Ex-California teacher accused of tying up toddler

March 12, 2013 11:10:49 AM PDT
Police are investigating allegations that a former teacher at a Northern California preschool tied up a 2-year-old girl for refusing to take a nap and later showed the photos to other teachers.

A complaint was filed last week with Alameda County's Department of Social Services stating that a former teacher at Centerpointe Christian Preschool in Pleasanton tied the child's wrists and ankles with masking tape, the Bay Area News Group reported.

Church officials said nobody knew about the incident until months later, when the former employee showed cellphone photos of the child to her colleagues at a luncheon. One of the teachers who saw the photo was the child's mother.

The mother went to Pleasanton police and school officials March 4, but it is unknown exactly when the alleged incident happened.

"We are appalled and shocked that such an incident, if proven to be true, took place," Pastor Mike Barris of Centerpointe Church said in a statement. "Every human person made in the image of God, all of the children in our care, deserves the highest degree of respect and protection from any action that dehumanizes them."

The school also will suspend preschool classes for five days, beginning Friday, while the staff undergoes intensive training and outside experts are brought in to help analyze procedure.

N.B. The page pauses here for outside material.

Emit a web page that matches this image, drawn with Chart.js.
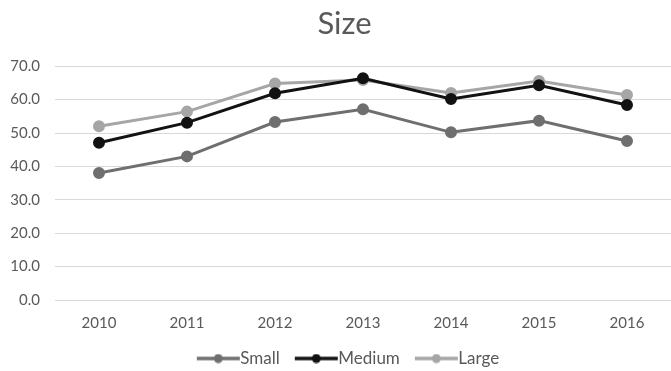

The 2-year-old is the only reported victim at this time, Pleasanton police Sgt. Kurt Schlehuber said.

"We're still in the beginning stages of finding out what is going on," Schlehuber said. "The allegation is against one teacher, and we're going to look at if there are any others involved."

In response, the school has informed parents of the violation by sending them a detailed letter, and it will hold a parents-only meeting Tuesday night to answer questions.

According to KNTV-TV, the preschool and the church on Tuesday released a three-page statement detailing past violations. This included a teacher leaving diluted bleach spray within reach of children discovered during an unannounced site visit in October, and improper supervision of a school-aged program in January.